→ **WHAT TO WORK ON**
Identify and reproduce every line holding the string "this".

→ **DATASET CONTENT**
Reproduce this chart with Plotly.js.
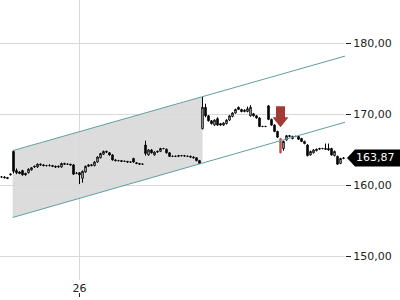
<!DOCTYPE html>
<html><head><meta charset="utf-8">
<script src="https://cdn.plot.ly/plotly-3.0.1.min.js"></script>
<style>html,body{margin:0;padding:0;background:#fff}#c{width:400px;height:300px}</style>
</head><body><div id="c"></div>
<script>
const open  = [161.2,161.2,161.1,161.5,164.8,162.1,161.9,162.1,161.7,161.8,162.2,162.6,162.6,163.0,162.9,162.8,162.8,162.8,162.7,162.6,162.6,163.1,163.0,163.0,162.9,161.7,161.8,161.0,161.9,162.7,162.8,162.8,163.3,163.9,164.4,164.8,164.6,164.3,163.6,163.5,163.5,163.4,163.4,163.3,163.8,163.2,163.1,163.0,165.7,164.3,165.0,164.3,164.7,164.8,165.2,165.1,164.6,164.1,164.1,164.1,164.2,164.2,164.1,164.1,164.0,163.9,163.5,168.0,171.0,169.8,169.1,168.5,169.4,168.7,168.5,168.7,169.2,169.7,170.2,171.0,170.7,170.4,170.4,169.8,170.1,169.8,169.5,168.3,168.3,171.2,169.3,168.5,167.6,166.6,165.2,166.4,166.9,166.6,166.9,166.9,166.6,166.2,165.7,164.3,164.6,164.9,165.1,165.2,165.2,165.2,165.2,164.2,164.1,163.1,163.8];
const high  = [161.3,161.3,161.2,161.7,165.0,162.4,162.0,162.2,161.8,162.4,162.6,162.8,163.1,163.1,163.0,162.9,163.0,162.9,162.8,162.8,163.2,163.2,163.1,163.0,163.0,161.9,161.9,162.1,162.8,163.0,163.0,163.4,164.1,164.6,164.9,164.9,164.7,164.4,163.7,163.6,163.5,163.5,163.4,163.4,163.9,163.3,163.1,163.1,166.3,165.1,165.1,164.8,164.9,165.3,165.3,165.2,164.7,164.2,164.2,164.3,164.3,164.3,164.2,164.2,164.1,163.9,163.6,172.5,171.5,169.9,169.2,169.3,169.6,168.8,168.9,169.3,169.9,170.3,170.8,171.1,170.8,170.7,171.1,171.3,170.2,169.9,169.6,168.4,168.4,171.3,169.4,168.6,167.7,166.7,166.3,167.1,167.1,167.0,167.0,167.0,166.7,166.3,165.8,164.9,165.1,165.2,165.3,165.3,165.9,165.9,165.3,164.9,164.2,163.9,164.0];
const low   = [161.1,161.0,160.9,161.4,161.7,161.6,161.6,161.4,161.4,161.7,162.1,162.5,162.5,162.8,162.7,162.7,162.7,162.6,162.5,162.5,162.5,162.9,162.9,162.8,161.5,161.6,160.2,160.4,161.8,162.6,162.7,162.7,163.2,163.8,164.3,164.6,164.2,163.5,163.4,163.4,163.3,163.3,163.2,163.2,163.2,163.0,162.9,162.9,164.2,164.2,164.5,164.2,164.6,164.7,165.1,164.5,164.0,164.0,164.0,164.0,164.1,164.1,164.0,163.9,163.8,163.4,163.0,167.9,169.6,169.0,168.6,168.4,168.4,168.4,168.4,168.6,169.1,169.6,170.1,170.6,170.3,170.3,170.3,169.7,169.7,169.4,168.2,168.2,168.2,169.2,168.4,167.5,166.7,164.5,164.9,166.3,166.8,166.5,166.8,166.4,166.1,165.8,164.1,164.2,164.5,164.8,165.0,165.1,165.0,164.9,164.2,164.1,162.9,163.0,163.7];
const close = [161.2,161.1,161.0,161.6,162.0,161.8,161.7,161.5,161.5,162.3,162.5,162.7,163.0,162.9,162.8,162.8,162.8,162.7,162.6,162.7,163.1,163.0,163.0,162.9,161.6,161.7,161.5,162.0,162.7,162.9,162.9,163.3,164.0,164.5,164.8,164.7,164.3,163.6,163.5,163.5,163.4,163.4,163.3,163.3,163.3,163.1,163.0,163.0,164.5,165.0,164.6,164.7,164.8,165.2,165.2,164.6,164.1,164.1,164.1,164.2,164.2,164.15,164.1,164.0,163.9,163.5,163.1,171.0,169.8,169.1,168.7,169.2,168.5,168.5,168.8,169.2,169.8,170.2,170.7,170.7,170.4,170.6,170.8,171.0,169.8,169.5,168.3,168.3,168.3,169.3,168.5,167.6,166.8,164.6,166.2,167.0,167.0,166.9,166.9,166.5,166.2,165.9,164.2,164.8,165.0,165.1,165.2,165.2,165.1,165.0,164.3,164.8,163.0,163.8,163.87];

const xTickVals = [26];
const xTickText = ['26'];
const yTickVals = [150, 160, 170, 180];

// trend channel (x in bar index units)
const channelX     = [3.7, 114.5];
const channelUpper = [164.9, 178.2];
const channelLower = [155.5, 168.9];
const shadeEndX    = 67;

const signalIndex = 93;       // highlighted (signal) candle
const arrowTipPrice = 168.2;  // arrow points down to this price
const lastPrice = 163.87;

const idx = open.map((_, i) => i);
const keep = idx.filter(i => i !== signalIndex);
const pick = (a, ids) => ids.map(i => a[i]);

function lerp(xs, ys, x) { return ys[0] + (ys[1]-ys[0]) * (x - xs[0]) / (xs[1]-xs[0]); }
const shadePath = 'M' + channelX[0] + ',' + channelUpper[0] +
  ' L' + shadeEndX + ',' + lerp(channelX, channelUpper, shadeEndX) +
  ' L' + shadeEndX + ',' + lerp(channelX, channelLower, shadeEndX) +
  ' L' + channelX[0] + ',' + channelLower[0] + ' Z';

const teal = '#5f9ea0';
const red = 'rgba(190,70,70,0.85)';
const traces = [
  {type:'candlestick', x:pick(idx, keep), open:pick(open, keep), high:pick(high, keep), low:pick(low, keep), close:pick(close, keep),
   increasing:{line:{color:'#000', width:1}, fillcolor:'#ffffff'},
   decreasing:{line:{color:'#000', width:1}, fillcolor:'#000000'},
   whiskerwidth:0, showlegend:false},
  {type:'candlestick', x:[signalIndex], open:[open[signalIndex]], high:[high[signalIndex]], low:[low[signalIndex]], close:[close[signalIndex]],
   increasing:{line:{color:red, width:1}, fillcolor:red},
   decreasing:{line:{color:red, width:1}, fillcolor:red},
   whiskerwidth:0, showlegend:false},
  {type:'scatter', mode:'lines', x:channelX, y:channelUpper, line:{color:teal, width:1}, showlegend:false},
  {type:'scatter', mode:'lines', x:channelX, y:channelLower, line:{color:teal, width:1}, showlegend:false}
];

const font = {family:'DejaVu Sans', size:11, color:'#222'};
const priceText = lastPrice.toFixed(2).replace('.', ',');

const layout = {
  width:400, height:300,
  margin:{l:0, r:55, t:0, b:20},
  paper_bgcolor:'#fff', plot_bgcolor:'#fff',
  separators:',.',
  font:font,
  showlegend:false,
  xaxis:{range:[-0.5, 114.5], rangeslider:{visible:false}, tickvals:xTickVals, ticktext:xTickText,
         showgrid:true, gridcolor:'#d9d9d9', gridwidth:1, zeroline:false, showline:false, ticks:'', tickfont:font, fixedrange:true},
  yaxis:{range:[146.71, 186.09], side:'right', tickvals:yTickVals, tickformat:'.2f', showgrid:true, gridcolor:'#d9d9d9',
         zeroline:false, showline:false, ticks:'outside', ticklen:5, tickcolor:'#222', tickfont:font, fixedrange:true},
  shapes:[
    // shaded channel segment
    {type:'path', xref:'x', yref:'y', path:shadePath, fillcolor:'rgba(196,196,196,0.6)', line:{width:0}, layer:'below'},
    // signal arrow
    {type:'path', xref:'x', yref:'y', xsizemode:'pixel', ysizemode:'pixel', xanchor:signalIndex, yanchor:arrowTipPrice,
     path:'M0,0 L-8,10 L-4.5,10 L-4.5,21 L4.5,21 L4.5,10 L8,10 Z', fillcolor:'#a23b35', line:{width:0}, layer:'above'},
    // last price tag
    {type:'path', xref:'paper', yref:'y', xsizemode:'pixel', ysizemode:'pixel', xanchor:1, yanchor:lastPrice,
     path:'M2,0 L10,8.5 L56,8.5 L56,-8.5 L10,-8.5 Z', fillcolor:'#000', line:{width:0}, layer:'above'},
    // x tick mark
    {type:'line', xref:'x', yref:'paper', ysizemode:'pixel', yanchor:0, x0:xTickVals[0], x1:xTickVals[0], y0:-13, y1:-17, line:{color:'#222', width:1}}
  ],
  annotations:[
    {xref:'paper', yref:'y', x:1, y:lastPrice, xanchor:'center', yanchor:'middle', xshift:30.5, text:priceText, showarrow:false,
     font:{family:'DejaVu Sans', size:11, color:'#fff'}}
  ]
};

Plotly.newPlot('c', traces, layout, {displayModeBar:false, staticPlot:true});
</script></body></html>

→ **FULL RESPONSE**
Reproduce this chart with Plotly.js.
const arrowTipPrice = 168.2;  // arrow points down to this price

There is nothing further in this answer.